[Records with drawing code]
****************
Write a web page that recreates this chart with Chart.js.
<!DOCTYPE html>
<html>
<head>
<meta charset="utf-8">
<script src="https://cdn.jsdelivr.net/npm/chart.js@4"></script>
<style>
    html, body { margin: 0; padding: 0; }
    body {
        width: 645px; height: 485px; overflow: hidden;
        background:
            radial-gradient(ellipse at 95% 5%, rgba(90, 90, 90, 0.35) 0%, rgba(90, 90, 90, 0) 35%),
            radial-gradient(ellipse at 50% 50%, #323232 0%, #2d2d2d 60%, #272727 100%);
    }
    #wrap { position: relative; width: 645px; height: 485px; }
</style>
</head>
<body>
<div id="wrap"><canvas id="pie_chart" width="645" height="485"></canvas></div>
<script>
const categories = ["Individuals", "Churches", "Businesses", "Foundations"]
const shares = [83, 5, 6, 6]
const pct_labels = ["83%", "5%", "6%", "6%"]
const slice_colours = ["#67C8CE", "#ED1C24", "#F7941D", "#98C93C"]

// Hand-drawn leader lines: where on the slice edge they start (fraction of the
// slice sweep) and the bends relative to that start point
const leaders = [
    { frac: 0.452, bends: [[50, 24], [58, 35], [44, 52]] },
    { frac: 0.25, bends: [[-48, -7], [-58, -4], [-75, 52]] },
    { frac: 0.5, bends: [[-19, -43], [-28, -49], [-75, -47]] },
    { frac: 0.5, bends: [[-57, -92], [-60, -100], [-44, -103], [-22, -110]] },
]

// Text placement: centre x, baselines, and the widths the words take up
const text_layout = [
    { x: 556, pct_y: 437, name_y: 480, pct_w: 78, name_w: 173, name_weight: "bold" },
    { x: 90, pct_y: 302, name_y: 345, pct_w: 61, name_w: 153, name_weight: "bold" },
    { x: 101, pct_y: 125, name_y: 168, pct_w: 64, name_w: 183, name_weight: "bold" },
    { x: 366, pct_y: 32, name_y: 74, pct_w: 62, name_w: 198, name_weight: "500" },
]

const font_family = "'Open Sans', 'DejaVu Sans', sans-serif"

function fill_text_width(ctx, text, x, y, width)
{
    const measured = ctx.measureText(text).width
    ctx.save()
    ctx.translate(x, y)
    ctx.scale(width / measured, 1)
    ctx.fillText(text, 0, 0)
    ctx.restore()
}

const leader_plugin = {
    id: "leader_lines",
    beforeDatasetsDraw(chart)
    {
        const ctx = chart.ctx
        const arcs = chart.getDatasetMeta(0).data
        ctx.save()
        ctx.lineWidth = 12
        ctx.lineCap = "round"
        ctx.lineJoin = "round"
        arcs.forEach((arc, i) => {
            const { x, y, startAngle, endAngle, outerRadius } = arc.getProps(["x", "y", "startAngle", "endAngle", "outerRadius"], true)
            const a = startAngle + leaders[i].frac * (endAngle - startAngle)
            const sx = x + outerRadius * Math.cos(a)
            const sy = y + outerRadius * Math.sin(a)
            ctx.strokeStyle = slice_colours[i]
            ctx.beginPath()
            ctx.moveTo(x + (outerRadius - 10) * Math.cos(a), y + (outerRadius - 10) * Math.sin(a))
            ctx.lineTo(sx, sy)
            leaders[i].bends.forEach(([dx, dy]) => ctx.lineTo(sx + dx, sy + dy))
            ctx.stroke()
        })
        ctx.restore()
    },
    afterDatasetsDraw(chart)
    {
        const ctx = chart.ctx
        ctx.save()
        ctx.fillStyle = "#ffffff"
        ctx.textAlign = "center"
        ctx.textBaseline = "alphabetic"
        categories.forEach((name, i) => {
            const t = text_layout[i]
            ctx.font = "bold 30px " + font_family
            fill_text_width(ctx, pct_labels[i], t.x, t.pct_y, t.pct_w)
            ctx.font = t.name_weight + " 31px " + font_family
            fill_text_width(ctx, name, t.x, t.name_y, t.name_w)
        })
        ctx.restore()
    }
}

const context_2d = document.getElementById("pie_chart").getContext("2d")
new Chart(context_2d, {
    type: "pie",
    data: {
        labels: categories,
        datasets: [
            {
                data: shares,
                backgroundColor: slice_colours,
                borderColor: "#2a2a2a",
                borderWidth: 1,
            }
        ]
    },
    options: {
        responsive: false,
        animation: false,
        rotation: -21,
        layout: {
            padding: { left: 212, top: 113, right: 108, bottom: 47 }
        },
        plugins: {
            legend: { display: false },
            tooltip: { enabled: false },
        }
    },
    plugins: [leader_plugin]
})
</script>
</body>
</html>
****************
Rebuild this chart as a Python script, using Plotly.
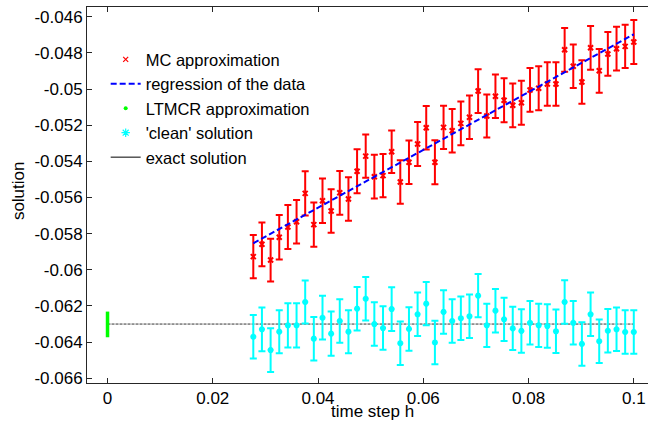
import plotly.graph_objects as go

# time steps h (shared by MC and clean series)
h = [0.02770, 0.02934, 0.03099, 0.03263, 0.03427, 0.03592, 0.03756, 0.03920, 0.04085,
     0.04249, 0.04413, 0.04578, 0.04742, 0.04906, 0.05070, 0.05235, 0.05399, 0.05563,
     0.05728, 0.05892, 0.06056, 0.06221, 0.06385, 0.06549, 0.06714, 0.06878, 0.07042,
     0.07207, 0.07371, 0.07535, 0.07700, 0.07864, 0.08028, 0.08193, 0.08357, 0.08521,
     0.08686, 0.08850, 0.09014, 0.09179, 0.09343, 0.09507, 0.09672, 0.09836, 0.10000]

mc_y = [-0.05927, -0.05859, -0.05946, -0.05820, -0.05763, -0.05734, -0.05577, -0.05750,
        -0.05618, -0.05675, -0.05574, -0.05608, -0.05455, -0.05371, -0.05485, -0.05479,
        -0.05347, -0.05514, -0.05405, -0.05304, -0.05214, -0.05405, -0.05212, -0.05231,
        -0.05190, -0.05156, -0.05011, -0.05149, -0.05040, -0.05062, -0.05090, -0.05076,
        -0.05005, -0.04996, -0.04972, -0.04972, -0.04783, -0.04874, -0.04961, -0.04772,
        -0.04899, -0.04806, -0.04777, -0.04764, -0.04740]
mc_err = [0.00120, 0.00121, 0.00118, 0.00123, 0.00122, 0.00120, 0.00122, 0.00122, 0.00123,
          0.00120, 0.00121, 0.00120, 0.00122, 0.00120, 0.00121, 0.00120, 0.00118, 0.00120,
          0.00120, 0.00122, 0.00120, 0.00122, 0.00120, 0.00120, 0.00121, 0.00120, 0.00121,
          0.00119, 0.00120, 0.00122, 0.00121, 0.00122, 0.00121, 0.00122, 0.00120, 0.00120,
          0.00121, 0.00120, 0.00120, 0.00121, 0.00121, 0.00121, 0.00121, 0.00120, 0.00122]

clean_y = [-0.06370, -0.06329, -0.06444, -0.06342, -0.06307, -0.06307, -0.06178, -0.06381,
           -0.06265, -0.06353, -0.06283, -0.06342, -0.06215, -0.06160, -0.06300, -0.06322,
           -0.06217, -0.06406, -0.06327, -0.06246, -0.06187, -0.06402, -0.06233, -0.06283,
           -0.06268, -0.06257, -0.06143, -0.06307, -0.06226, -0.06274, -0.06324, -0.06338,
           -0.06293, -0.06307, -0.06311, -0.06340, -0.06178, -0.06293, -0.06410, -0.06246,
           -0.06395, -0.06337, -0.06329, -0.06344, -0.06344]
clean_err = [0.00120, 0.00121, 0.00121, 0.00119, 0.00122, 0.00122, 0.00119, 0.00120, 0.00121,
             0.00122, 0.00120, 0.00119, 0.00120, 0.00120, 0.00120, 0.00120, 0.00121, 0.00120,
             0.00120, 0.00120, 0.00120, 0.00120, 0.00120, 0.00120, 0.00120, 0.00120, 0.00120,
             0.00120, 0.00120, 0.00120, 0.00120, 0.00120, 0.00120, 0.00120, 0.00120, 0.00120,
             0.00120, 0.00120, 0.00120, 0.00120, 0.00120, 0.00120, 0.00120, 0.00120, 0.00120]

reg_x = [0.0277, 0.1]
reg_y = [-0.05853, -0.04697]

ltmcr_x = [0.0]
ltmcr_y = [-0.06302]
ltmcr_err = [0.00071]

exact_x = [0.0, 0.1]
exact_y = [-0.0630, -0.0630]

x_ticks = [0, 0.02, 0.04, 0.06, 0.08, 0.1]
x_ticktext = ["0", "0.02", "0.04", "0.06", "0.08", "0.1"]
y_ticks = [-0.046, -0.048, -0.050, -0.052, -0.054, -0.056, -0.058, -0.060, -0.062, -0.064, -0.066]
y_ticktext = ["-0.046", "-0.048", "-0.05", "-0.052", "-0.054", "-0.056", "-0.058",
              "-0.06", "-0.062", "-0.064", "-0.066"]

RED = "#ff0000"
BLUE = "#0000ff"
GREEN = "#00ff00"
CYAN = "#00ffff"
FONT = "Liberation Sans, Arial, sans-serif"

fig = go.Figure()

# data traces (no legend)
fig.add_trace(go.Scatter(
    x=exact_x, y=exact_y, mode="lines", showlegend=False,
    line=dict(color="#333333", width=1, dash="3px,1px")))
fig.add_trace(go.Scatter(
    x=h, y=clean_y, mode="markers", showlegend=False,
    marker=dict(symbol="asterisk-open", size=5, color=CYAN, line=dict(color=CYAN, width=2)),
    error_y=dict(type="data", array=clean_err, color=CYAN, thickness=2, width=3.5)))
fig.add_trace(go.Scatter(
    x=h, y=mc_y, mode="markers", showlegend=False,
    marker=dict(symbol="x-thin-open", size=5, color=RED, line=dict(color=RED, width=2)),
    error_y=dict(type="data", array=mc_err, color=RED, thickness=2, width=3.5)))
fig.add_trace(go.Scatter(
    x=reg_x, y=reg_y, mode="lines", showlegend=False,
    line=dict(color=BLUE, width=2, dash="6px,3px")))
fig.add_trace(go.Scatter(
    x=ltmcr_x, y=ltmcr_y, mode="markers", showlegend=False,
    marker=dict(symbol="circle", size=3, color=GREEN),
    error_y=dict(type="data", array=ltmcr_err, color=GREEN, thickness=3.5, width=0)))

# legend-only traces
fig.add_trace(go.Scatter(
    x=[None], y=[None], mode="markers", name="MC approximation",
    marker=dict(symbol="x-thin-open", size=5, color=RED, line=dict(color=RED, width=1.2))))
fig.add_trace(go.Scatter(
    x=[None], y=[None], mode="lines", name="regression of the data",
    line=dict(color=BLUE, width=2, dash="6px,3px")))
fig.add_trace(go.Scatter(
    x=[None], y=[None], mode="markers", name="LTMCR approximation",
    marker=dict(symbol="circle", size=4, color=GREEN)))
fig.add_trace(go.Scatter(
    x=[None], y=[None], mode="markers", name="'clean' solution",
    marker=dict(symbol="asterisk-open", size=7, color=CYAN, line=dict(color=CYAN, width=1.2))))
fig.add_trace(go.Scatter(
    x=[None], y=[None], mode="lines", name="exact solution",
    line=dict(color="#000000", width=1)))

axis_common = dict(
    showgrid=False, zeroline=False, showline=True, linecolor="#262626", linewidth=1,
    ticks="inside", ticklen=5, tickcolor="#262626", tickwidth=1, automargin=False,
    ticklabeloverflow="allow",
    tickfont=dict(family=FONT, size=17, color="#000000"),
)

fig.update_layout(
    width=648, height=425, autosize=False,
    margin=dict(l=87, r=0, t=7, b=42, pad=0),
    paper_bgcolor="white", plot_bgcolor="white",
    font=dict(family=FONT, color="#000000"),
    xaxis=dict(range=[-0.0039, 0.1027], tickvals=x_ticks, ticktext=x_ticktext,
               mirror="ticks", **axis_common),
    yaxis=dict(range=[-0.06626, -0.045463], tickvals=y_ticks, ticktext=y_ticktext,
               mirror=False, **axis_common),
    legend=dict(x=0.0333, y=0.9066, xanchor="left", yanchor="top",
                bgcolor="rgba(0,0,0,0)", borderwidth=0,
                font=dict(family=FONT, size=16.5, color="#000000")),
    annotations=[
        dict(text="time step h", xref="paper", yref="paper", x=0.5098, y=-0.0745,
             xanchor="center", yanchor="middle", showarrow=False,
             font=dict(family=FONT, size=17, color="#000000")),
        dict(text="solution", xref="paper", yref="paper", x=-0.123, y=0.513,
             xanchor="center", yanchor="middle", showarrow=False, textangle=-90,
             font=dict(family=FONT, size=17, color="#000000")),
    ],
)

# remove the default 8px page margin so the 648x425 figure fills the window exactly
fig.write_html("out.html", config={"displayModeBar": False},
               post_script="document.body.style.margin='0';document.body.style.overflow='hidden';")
****************
▶ **EXERCISE REQUIREMENTS**
Begin with the line that contains "Rebuild this chart", end with the line that contains "import plotly.graph_objects as go", and set down every line in that range exactly as it stands, minus the pictures.

▶ **RIGHT ANSWER**
Rebuild this chart as a Python script, using Plotly.
import plotly.graph_objects as go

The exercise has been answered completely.